TASK PROMPT -
Repeat what the lines below say, word for word, and skip every image.
--- begin ---
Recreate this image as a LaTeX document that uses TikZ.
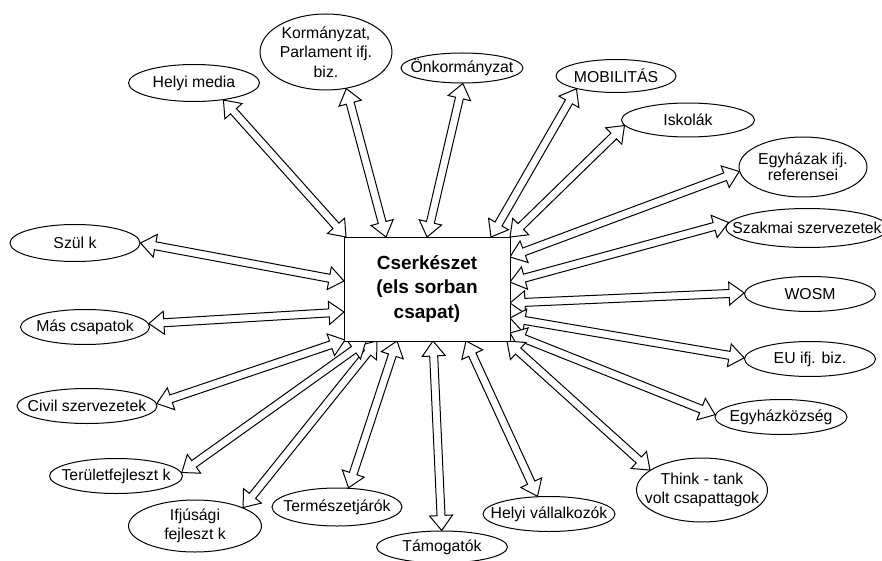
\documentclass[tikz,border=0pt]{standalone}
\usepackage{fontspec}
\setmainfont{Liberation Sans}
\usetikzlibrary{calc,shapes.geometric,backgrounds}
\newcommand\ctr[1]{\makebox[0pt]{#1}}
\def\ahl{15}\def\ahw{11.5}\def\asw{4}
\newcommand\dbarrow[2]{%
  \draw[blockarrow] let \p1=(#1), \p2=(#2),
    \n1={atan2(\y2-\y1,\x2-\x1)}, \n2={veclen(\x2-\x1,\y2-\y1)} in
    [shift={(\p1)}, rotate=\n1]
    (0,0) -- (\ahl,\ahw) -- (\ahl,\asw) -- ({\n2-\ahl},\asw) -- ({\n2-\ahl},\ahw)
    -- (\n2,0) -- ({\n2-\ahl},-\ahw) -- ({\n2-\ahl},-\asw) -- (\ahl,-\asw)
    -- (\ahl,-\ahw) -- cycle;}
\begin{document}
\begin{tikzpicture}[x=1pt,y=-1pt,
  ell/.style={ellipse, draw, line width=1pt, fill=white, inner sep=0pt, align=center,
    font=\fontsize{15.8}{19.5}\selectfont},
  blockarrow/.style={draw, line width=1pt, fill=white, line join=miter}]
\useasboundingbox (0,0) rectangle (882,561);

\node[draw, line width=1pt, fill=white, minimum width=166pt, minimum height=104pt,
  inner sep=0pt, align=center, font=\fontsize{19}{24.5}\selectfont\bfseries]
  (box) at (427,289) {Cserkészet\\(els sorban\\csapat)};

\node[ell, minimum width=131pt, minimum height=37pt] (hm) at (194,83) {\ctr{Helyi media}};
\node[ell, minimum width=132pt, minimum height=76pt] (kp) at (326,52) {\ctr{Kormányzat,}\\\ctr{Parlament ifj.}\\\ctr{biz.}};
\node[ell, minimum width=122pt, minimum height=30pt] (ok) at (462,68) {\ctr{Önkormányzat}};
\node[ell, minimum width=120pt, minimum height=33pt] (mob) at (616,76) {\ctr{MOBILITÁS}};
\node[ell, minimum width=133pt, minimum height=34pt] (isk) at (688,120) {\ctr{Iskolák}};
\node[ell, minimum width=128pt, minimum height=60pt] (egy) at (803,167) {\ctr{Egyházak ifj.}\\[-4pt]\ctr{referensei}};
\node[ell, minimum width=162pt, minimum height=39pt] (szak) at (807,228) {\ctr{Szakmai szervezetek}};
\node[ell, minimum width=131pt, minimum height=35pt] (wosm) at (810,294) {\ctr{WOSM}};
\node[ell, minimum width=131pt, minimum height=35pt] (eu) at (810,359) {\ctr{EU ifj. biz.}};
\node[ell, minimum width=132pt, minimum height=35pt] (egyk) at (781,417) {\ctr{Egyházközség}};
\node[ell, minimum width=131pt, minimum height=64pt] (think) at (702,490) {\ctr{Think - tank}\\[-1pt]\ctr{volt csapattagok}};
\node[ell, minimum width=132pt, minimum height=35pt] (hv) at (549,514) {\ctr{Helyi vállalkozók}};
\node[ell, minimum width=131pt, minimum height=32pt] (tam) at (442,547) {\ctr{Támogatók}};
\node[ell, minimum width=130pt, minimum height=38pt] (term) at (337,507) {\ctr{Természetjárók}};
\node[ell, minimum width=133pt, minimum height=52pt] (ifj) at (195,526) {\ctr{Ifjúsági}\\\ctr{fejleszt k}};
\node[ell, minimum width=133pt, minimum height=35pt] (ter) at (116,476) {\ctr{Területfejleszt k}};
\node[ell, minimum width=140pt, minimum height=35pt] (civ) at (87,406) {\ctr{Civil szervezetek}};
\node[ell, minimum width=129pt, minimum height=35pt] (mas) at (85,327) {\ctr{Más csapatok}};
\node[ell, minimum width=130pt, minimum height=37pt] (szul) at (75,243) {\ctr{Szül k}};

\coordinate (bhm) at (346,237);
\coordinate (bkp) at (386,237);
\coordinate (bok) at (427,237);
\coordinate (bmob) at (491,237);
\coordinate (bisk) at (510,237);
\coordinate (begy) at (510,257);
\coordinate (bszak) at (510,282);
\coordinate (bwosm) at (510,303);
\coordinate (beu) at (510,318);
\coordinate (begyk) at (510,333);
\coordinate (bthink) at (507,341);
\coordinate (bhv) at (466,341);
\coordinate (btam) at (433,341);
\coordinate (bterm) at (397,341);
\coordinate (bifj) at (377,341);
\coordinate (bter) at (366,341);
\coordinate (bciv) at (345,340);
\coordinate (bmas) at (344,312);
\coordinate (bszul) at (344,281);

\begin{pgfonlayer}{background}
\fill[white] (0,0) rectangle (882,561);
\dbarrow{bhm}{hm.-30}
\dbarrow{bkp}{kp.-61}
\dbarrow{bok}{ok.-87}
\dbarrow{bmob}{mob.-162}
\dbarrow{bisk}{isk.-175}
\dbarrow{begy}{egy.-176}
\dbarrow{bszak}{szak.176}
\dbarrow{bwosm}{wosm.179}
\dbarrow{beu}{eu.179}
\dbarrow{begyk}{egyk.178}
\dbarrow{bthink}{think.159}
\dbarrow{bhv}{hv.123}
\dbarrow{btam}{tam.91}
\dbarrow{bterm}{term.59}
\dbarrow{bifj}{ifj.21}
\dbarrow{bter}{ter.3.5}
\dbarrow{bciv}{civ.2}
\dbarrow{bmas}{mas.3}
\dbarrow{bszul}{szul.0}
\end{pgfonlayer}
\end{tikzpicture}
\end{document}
--- end ---
FINAL RESULT -
Recreate this image as a LaTeX document that uses TikZ.
\documentclass[tikz,border=0pt]{standalone}
\usepackage{fontspec}
\setmainfont{Liberation Sans}
\usetikzlibrary{calc,shapes.geometric,backgrounds}
\newcommand\ctr[1]{\makebox[0pt]{#1}}
\def\ahl{15}\def\ahw{11.5}\def\asw{4}
\newcommand\dbarrow[2]{%
  \draw[blockarrow] let \p1=(#1), \p2=(#2),
    \n1={atan2(\y2-\y1,\x2-\x1)}, \n2={veclen(\x2-\x1,\y2-\y1)} in
    [shift={(\p1)}, rotate=\n1]
    (0,0) -- (\ahl,\ahw) -- (\ahl,\asw) -- ({\n2-\ahl},\asw) -- ({\n2-\ahl},\ahw)
    -- (\n2,0) -- ({\n2-\ahl},-\ahw) -- ({\n2-\ahl},-\asw) -- (\ahl,-\asw)
    -- (\ahl,-\ahw) -- cycle;}
\begin{document}
\begin{tikzpicture}[x=1pt,y=-1pt,
  ell/.style={ellipse, draw, line width=1pt, fill=white, inner sep=0pt, align=center,
    font=\fontsize{15.8}{19.5}\selectfont},
  blockarrow/.style={draw, line width=1pt, fill=white, line join=miter}]
\useasboundingbox (0,0) rectangle (882,561);

\node[draw, line width=1pt, fill=white, minimum width=166pt, minimum height=104pt,
  inner sep=0pt, align=center, font=\fontsize{19}{24.5}\selectfont\bfseries]
  (box) at (427,289) {Cserkészet\\(els sorban\\csapat)};

\node[ell, minimum width=131pt, minimum height=37pt] (hm) at (194,83) {\ctr{Helyi media}};
\node[ell, minimum width=132pt, minimum height=76pt] (kp) at (326,52) {\ctr{Kormányzat,}\\\ctr{Parlament ifj.}\\\ctr{biz.}};
\node[ell, minimum width=122pt, minimum height=30pt] (ok) at (462,68) {\ctr{Önkormányzat}};
\node[ell, minimum width=120pt, minimum height=33pt] (mob) at (616,76) {\ctr{MOBILITÁS}};
\node[ell, minimum width=133pt, minimum height=34pt] (isk) at (688,120) {\ctr{Iskolák}};
\node[ell, minimum width=128pt, minimum height=60pt] (egy) at (803,167) {\ctr{Egyházak ifj.}\\[-4pt]\ctr{referensei}};
\node[ell, minimum width=162pt, minimum height=39pt] (szak) at (807,228) {\ctr{Szakmai szervezetek}};
\node[ell, minimum width=131pt, minimum height=35pt] (wosm) at (810,294) {\ctr{WOSM}};
\node[ell, minimum width=131pt, minimum height=35pt] (eu) at (810,359) {\ctr{EU ifj. biz.}};
\node[ell, minimum width=132pt, minimum height=35pt] (egyk) at (781,417) {\ctr{Egyházközség}};
\node[ell, minimum width=131pt, minimum height=64pt] (think) at (702,490) {\ctr{Think - tank}\\[-1pt]\ctr{volt csapattagok}};
\node[ell, minimum width=132pt, minimum height=35pt] (hv) at (549,514) {\ctr{Helyi vállalkozók}};
\node[ell, minimum width=131pt, minimum height=32pt] (tam) at (442,547) {\ctr{Támogatók}};
\node[ell, minimum width=130pt, minimum height=38pt] (term) at (337,507) {\ctr{Természetjárók}};
\node[ell, minimum width=133pt, minimum height=52pt] (ifj) at (195,526) {\ctr{Ifjúsági}\\\ctr{fejleszt k}};
\node[ell, minimum width=133pt, minimum height=35pt] (ter) at (116,476) {\ctr{Területfejleszt k}};
\node[ell, minimum width=140pt, minimum height=35pt] (civ) at (87,406) {\ctr{Civil szervezetek}};
\node[ell, minimum width=129pt, minimum height=35pt] (mas) at (85,327) {\ctr{Más csapatok}};
\node[ell, minimum width=130pt, minimum height=37pt] (szul) at (75,243) {\ctr{Szül k}};

\coordinate (bhm) at (346,237);
\coordinate (bkp) at (386,237);
\coordinate (bok) at (427,237);
\coordinate (bmob) at (491,237);
\coordinate (bisk) at (510,237);
\coordinate (begy) at (510,257);
\coordinate (bszak) at (510,282);
\coordinate (bwosm) at (510,303);
\coordinate (beu) at (510,318);
\coordinate (begyk) at (510,333);
\coordinate (bthink) at (507,341);
\coordinate (bhv) at (466,341);
\coordinate (btam) at (433,341);
\coordinate (bterm) at (397,341);
\coordinate (bifj) at (377,341);
\coordinate (bter) at (366,341);
\coordinate (bciv) at (345,340);
\coordinate (bmas) at (344,312);
\coordinate (bszul) at (344,281);

\begin{pgfonlayer}{background}
\fill[white] (0,0) rectangle (882,561);
\dbarrow{bhm}{hm.-30}
\dbarrow{bkp}{kp.-61}
\dbarrow{bok}{ok.-87}
\dbarrow{bmob}{mob.-162}
\dbarrow{bisk}{isk.-175}
\dbarrow{begy}{egy.-176}
\dbarrow{bszak}{szak.176}
\dbarrow{bwosm}{wosm.179}
\dbarrow{beu}{eu.179}
\dbarrow{begyk}{egyk.178}
\dbarrow{bthink}{think.159}
\dbarrow{bhv}{hv.123}
\dbarrow{btam}{tam.91}
\dbarrow{bterm}{term.59}
\dbarrow{bifj}{ifj.21}
\dbarrow{bter}{ter.3.5}
\dbarrow{bciv}{civ.2}
\dbarrow{bmas}{mas.3}
\dbarrow{bszul}{szul.0}
\end{pgfonlayer}
\end{tikzpicture}
\end{document}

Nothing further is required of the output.